* start Working data *
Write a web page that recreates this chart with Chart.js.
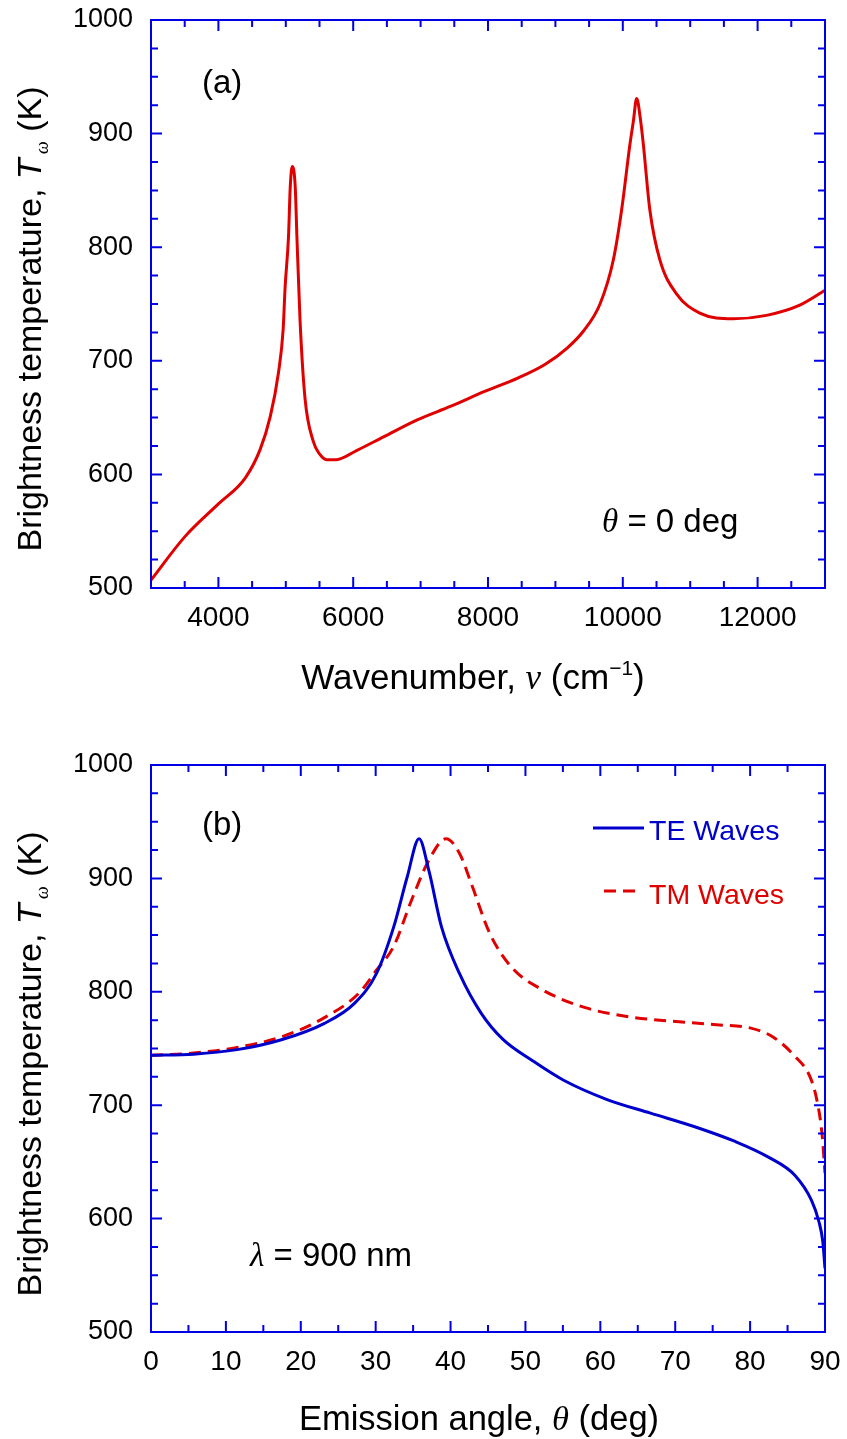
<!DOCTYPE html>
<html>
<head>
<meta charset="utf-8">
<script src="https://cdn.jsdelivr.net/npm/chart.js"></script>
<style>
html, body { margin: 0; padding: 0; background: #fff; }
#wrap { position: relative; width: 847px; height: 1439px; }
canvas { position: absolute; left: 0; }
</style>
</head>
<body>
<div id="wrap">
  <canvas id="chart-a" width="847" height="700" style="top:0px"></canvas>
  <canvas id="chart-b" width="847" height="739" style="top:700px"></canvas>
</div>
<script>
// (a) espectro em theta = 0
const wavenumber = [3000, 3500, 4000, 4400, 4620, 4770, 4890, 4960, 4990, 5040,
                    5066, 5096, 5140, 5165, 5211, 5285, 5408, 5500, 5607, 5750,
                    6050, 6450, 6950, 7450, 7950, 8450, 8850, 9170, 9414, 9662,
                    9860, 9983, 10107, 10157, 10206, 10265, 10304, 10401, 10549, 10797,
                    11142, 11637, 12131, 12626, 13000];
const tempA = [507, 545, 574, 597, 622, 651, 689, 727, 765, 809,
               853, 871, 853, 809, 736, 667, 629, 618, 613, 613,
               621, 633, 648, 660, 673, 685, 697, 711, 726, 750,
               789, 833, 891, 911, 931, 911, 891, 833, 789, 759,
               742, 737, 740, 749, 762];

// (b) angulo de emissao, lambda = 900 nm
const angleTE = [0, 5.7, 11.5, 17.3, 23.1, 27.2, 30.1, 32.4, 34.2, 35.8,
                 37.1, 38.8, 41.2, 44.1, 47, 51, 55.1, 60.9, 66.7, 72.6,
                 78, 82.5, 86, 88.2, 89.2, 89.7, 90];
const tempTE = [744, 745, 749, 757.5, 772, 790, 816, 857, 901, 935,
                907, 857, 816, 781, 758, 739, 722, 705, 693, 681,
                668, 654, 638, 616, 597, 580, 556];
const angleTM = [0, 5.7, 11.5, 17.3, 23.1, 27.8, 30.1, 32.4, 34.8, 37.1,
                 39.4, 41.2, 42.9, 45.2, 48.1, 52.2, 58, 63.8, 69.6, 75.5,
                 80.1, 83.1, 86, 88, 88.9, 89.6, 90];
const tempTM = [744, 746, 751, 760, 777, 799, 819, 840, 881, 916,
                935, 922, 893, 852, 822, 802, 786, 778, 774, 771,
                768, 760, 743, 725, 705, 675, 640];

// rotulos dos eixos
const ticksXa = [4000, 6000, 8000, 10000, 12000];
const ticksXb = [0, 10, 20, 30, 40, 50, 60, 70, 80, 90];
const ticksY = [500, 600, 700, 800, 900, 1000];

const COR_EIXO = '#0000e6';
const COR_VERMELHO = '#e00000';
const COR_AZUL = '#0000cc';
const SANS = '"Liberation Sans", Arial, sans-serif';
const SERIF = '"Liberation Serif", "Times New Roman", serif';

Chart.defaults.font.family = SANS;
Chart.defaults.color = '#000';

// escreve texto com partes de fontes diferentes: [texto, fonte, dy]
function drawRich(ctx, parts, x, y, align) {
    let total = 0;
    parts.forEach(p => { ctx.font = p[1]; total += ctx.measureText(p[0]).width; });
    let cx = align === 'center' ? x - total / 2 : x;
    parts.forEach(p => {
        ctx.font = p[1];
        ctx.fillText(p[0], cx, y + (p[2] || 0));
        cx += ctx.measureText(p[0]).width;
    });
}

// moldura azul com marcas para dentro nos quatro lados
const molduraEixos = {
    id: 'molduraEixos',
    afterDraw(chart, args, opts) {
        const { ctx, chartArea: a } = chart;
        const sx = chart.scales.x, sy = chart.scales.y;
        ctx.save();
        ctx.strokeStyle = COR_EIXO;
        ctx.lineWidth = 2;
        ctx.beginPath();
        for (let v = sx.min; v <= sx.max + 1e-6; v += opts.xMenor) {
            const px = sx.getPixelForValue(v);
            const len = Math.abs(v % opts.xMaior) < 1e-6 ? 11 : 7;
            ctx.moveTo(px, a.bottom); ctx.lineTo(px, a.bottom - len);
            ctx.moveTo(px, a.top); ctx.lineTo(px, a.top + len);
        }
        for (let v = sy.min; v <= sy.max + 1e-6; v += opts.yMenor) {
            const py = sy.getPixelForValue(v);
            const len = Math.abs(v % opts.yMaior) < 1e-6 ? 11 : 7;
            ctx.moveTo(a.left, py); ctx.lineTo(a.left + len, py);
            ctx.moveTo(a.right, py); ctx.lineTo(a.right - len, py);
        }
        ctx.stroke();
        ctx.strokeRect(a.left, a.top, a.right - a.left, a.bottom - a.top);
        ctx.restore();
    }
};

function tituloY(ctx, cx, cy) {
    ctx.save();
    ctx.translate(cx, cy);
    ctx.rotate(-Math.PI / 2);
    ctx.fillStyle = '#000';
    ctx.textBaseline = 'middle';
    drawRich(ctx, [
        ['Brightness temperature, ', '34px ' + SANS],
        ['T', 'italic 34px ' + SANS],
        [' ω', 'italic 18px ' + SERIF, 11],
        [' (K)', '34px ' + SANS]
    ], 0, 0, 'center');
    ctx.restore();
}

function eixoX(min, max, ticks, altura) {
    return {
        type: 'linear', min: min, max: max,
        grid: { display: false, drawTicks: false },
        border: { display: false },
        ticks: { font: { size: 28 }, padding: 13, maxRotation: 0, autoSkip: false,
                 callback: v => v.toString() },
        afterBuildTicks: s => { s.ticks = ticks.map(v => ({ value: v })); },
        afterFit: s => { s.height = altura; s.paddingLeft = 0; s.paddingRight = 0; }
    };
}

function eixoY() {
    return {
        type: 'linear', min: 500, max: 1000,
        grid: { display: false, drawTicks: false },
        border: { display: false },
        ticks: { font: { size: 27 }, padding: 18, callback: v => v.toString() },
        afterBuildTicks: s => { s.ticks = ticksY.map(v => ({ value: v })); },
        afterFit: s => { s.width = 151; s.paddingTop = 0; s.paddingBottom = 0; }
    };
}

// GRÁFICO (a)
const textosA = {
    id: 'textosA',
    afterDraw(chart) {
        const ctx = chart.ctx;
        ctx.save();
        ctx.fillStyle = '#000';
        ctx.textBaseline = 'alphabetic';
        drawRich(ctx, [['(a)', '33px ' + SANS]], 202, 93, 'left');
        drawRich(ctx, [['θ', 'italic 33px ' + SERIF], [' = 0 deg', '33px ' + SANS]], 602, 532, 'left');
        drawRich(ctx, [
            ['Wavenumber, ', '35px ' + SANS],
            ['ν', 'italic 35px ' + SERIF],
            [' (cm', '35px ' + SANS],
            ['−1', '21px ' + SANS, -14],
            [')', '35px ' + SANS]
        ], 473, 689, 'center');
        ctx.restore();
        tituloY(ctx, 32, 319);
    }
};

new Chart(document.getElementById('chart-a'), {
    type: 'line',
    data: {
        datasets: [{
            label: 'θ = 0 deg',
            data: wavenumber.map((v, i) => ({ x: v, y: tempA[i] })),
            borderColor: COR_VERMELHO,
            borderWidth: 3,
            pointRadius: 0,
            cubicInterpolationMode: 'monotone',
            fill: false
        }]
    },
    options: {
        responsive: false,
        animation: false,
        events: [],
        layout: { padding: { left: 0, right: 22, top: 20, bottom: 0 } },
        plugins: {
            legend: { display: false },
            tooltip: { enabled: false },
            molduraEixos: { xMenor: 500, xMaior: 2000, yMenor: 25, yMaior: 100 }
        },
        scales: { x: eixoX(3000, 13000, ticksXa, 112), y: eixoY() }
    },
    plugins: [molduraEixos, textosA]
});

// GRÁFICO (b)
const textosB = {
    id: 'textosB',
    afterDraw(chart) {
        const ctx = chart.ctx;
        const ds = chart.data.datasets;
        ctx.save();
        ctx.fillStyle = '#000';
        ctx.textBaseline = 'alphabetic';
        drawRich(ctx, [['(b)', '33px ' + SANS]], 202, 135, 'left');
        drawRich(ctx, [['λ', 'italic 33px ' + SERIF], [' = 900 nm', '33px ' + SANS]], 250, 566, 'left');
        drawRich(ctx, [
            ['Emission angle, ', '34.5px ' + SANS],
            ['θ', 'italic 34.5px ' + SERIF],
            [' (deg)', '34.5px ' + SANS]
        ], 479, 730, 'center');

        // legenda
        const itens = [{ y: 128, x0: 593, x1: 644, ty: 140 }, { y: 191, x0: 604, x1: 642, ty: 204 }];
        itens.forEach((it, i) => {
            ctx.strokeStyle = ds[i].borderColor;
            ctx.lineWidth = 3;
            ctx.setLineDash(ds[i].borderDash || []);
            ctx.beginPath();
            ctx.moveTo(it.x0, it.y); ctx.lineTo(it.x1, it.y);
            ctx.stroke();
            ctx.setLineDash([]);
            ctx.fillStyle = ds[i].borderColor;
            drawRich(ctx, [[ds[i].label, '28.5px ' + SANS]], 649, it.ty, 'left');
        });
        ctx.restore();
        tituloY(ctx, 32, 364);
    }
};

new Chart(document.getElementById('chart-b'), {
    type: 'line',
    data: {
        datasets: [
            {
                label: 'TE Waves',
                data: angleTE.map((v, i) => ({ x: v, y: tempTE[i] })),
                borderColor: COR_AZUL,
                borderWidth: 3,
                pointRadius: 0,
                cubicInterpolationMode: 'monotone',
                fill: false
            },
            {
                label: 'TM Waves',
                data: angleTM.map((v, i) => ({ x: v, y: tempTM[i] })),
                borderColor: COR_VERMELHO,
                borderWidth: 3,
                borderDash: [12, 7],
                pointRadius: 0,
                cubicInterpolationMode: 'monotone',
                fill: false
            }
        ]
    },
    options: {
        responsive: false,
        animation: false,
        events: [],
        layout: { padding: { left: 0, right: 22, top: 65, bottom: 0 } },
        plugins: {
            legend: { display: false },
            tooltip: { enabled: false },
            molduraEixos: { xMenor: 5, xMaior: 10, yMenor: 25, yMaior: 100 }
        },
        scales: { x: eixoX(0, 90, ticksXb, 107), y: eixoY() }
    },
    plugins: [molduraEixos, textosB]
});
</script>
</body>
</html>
* end Working data *
* start Working data *
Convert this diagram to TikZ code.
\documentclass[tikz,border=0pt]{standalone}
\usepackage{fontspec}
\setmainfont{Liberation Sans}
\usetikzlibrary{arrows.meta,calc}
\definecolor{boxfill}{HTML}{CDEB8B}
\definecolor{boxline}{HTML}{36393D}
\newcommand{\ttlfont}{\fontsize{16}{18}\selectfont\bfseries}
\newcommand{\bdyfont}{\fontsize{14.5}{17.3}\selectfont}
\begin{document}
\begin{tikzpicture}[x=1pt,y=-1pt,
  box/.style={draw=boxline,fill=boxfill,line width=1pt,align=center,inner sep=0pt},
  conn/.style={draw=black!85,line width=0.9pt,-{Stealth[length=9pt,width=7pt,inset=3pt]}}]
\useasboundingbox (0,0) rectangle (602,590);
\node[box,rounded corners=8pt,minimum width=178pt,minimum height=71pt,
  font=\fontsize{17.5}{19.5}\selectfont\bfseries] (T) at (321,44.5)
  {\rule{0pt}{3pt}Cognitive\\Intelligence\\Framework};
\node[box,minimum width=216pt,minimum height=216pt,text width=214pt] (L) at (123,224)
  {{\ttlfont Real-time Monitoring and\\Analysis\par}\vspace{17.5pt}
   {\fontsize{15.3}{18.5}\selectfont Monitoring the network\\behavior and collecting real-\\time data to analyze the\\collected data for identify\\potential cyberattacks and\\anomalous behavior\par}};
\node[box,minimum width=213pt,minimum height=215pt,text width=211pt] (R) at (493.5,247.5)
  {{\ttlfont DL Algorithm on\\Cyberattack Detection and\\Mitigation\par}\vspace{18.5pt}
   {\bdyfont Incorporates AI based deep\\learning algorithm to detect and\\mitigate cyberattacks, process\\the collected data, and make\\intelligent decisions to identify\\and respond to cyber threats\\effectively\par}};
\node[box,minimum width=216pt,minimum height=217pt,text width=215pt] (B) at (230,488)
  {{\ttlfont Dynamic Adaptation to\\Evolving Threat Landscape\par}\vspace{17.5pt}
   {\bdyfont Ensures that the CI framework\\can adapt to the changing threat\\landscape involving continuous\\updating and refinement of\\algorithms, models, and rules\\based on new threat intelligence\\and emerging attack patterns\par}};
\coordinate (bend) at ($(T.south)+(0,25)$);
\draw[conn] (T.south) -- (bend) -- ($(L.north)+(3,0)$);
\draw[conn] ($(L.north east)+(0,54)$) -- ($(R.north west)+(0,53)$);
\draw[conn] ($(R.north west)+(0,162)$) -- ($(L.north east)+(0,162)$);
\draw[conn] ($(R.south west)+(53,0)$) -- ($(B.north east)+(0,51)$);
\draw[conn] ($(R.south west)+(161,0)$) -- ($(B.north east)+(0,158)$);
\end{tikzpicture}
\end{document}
* end Working data *
* start Working data *
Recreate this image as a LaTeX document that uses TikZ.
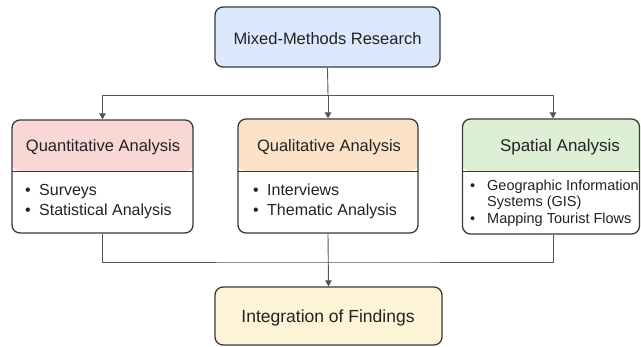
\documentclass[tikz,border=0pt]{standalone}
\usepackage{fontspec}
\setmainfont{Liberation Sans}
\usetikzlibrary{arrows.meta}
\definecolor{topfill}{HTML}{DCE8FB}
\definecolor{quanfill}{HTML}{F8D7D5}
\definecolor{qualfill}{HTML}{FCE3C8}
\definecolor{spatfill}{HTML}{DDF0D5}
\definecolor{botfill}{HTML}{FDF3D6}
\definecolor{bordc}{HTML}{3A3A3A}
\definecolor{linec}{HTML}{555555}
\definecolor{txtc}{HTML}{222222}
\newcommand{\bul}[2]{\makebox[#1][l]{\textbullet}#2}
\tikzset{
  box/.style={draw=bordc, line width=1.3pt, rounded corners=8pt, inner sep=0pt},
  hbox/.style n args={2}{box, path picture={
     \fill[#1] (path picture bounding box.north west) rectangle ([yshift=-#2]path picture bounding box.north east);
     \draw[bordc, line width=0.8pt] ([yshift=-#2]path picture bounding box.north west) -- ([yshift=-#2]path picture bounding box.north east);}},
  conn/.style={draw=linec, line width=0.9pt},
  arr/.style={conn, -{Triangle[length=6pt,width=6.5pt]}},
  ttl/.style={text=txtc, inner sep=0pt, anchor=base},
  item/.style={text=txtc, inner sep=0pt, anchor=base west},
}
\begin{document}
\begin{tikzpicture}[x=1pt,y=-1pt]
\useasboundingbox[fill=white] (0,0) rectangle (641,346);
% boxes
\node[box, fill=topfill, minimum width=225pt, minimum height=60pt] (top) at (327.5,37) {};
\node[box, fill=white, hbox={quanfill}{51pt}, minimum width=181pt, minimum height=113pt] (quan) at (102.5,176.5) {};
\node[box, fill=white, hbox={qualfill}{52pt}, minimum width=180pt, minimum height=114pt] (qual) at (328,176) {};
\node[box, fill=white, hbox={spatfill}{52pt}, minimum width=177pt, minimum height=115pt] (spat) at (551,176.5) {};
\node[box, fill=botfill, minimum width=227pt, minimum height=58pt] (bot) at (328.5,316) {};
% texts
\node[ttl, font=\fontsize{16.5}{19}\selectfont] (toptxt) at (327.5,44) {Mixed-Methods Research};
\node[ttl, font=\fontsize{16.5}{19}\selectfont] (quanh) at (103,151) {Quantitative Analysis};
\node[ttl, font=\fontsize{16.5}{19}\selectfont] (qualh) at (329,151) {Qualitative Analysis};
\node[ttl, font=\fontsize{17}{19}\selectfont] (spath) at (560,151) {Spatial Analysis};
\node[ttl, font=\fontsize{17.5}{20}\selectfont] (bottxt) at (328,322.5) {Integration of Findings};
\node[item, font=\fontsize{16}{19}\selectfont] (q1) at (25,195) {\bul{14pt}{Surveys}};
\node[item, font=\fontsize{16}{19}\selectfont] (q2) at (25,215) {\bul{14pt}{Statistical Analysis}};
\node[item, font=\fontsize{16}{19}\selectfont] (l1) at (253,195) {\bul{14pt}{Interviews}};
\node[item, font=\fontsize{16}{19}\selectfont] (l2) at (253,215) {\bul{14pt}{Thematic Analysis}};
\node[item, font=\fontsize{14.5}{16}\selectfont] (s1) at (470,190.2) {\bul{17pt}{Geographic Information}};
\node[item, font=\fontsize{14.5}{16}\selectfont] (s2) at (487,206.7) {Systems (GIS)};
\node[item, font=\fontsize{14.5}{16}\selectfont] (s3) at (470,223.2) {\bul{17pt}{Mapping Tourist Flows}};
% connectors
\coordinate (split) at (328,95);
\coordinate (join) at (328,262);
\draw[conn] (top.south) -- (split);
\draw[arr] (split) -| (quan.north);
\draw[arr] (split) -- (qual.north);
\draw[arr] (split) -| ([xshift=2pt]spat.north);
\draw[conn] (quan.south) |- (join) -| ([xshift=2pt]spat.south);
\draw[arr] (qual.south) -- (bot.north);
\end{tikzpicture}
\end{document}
* end Working data *
— Task requirements —
Everything above from the line with "Write a web" through the line with "742, 737, 740, 749, 762];" should be retyped exactly, and nothing else; omit pictures.

— The completed task —
Write a web page that recreates this chart with Chart.js.
<!DOCTYPE html>
<html>
<head>
<meta charset="utf-8">
<script src="https://cdn.jsdelivr.net/npm/chart.js"></script>
<style>
html, body { margin: 0; padding: 0; background: #fff; }
#wrap { position: relative; width: 847px; height: 1439px; }
canvas { position: absolute; left: 0; }
</style>
</head>
<body>
<div id="wrap">
  <canvas id="chart-a" width="847" height="700" style="top:0px"></canvas>
  <canvas id="chart-b" width="847" height="739" style="top:700px"></canvas>
</div>
<script>
// (a) espectro em theta = 0
const wavenumber = [3000, 3500, 4000, 4400, 4620, 4770, 4890, 4960, 4990, 5040,
                    5066, 5096, 5140, 5165, 5211, 5285, 5408, 5500, 5607, 5750,
                    6050, 6450, 6950, 7450, 7950, 8450, 8850, 9170, 9414, 9662,
                    9860, 9983, 10107, 10157, 10206, 10265, 10304, 10401, 10549, 10797,
                    11142, 11637, 12131, 12626, 13000];
const tempA = [507, 545, 574, 597, 622, 651, 689, 727, 765, 809,
               853, 871, 853, 809, 736, 667, 629, 618, 613, 613,
               621, 633, 648, 660, 673, 685, 697, 711, 726, 750,
               789, 833, 891, 911, 931, 911, 891, 833, 789, 759,
               742, 737, 740, 749, 762];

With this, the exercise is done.